Q - Monsieur le Ministre, des problèmes sont apparus dernièrement avec les pays musulmans à cause de la loi que va adopter la France sur l’interdiction du voile aux musulmans en France. Est-ce que cela aura des conséquences sur les relations de la France avec les pays arabes et musulmans et particulièrement avec les pays d’origine des Français musulmans ?

R - Ecoutez, pour vous dire les choses franchement, je ne le crois pas. Je crois pouvoir dire que la position de la France est dans l’ensemble bien comprise, mais nous voulons, bien sûr, éviter tout malentendu, toute incompréhension. C’est pour cela que je suis heureux que vous me donniez l’occasion d’expliquer la position de la France.

La France, vous le savez, est le pays de la démocratie, le pays des Droits de l’Homme. Nous avons engagé depuis maintenant plusieurs mois un dialogue très profond, très approfondi avec la communauté musulmane et nous avons créé dans notre pays un Conseil français du Culte musulman, qui permet à l’Islam de France d’organiser ses relations avec l’Etat.

L’Islam a, bien sûr, toute sa place en France et il y est respecté et c’est bien pour assurer le respect des religions et des croyances que l’Etat doit être neutre. C’est la tradition française, une tradition de laïcité qui a pour but de favoriser l’intégration et l’égalité des chances, qui passe en France par la neutralité de l’espace public.

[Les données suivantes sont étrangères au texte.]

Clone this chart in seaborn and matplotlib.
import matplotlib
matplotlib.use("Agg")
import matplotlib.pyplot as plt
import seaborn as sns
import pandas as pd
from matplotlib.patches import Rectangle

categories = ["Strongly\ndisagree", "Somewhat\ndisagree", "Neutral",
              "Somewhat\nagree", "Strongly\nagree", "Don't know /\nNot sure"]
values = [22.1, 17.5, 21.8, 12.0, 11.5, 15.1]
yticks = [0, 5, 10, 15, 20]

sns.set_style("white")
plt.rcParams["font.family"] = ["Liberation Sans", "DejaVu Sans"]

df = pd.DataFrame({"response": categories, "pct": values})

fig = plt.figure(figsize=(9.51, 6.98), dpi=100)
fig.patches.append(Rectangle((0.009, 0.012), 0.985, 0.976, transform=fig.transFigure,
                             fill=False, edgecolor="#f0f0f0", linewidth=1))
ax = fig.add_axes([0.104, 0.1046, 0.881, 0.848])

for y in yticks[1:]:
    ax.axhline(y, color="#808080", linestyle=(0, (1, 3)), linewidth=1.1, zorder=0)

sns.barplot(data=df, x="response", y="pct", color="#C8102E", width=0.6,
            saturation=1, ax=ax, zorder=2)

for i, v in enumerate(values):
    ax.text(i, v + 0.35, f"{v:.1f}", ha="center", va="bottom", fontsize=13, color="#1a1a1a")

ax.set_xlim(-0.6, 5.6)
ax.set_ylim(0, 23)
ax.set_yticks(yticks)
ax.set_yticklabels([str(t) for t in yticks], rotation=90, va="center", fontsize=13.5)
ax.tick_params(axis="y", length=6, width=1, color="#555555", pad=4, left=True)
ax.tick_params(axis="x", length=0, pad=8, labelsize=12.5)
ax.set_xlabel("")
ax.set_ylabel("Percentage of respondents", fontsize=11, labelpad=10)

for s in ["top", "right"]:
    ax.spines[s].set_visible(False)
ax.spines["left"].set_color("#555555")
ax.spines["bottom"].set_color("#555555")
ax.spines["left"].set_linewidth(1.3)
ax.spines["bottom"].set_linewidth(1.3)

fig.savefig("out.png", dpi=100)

La loi que nous préparons en France s’inscrit donc dans une tradition historique très ancienne. Il est faux de dire qu’elle vise l’Islam et le port du voile en particulier. Je veux insister en particulier sur le fait qu’il n’y aura pas d’interdiction générale du port du voile. L’interdiction sera limitée aux écoles et pour les agents publics lors de l’exercice de leurs fonctions. Les écoles concernées sont les écoles publiques. Les établissements privés, confessionnels ne seront pas concernés par la loi, pas plus que les universités, les lieux publics et encore moins l’espace privé. Vous voyez donc qu’il s’agit bien de faire en sorte que ce principe de laïcité s’applique dans nos écoles publiques, c’est une tradition de la France et c’est le souci que ce principe de laïcité, de neutralité puisse être respecté.

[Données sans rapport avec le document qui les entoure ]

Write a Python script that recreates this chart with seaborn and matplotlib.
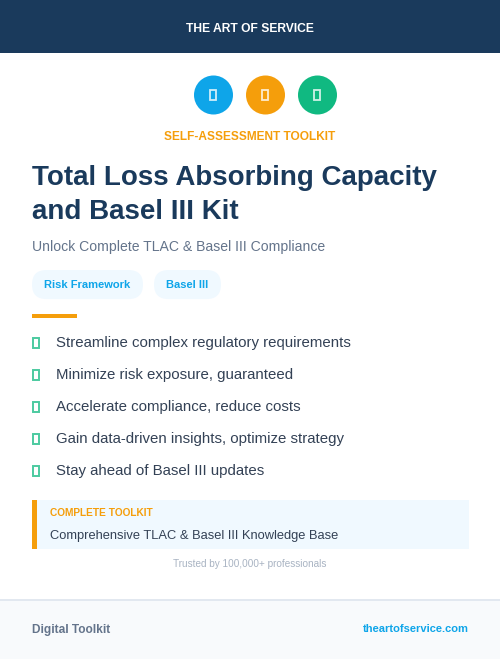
import matplotlib
matplotlib.use('Agg')
import matplotlib.pyplot as plt
from matplotlib.patches import Rectangle, Circle, FancyBboxPatch
import seaborn as sns

sns.set_theme(style='white')
plt.rcParams['font.family'] = ['Liberation Sans', 'DejaVu Sans']

NAVY = '#1a3a5c'
ORANGE = '#f59e0b'
BLUE = '#0ea5e9'
GREEN = '#10b981'

icon_colors = [BLUE, ORANGE, GREEN]
icon_x = [213.5, 265.5, 317.5]
tags = ['Risk Framework', 'Basel III']
tag_x = [32, 154]
tag_w = [111, 67]
bullets = [
    'Streamline complex regulatory requirements',
    'Minimize risk exposure, guaranteed',
    'Accelerate compliance, reduce costs',
    'Gain data-driven insights, optimize strategy',
    'Stay ahead of Basel III updates',
]
bullet_y = [342, 374, 406, 438, 470]
title_lines = ['Total Loss Absorbing Capacity', 'and Basel III Kit']
title_y = [175, 209]

fig = plt.figure(figsize=(5, 6.59), dpi=100)
ax = fig.add_axes([0, 0, 1, 1])
ax.set_xlim(0, 500)
ax.set_ylim(659, 0)
ax.axis('off')


def txt(x, y, s, size, color, weight='normal', ha='left'):
    ax.text(x, y, s, fontsize=size, color=color, fontweight=weight, ha=ha, va='center_baseline')


def tofu(x, y, w, h, color, lw=1.2, alpha=1.0):
    # missing glyph boxes, same as in the cover
    ax.add_patch(Rectangle((x - w / 2, y - h / 2), w, h, fill=False, ec=color, lw=lw, alpha=alpha))


# header
ax.add_patch(Rectangle((0, 0), 500, 53, fc=NAVY, ec='none'))
txt(250, 27, 'THE ART OF SERVICE', 8.7, 'white', 'bold', 'center')

# icons
for x, c in zip(icon_x, icon_colors):
    ax.add_patch(Circle((x, 95), 19.5, fc=c, ec='none'))
    tofu(x - 0.5, 95, 6.5, 10, 'white', 1.3, 0.8)

txt(249.5, 135.5, 'SELF-ASSESSMENT TOOLKIT', 8.6, ORANGE, 'bold', 'center')

# title
for y, line in zip(title_y, title_lines):
    txt(32, y, line, 19.95, NAVY, 'bold')

txt(32, 245, 'Unlock Complete TLAC & Basel III Compliance', 10.1, '#64748b')

# tags
for x, w, t in zip(tag_x, tag_w, tags):
    ax.add_patch(FancyBboxPatch((x + 14.5, 284.5), w - 29, 0.1, boxstyle='round,pad=14.5,rounding_size=14.5',
                                fc='#f0f9ff', ec='none'))
    txt(x + w / 2, 283.5, t, 8.0, BLUE, 'bold', 'center')

ax.add_patch(Rectangle((32, 314), 45, 4, fc=ORANGE, ec='none'))

# bullets
for y, b in zip(bullet_y, bullets):
    tofu(36, y + 0.5, 6.5, 10, GREEN, 1.4, 0.75)
    txt(56, y, b, 10.85, '#334155')

# callout
ax.add_patch(Rectangle((32, 500), 437, 49, fc='#f0f9ff', ec='none'))
ax.add_patch(Rectangle((32, 500), 5, 49, fc=ORANGE, ec='none'))
txt(50, 512.5, 'COMPLETE TOOLKIT', 7.3, ORANGE, 'bold')
txt(50, 534.5, 'Comprehensive TLAC & Basel III Knowledge Base', 9.3, '#334155')

txt(250, 563, 'Trusted by 100,000+ professionals', 7.2, '#a8b3c2', 'normal', 'center')

# footer
ax.add_patch(Rectangle((0, 599), 500, 60, fc='#f8fafc', ec='none'))
ax.add_patch(Rectangle((0, 599), 500, 2, fc='#e2e8f0', ec='none'))
txt(32, 628.5, 'Digital Toolkit', 8.6, '#64748b', 'bold')
txt(468.5, 628, 'theartofservice.com', 8.0, BLUE, 'bold', 'right')

fig.savefig('out.png', dpi=100)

Q - (Sur la libération de deux journalistes français aujourd’hui au Pakistan.)

R - Ecoutez, je me réjouis de la décision de la Haute Cour de Karachi qui va permettre aux deux journalistes français, MM. Marc Epstein et Jean-Paul Guilloteau, de rejoindre rapidement la France. Ce jugement met ainsi un terme à une affaire qui a mobilisé la diplomatie française depuis le premier jour. A ce titre, nous avons été en contact permanent avec les autorités pakistanaises et j’ai eu l’occasion d’évoquer ce dossier à plusieurs reprises avec mon homologue. Je voudrais ici même remercier les autorités pakistanaises pour l’aide qu’elles nous ont apportée dans le plein respect de l’indépendance du pouvoir judiciaire pakistanais.

Q - Nous avons pris connaissance de la décision qui a été prise la semaine dernière concernant les Kurdes en Irak, est-ce que cela pourrait avoir des conséquences et quelle est la position de la France à ce sujet ?

R - Tout doit être fait bien sûr pour que l’ensemble des communautés puisse vivre ensemble harmonieusement en Irak. L’accord du 15 novembre a prévu un certain nombre d’étapes pour le développement du processus politique en Irak jusqu’au 30 juin, et en particulier, l’adoption d’une loi constitutionnelle, la formation d’une Assemblée consultative et la formation d’un gouvernement provisoire.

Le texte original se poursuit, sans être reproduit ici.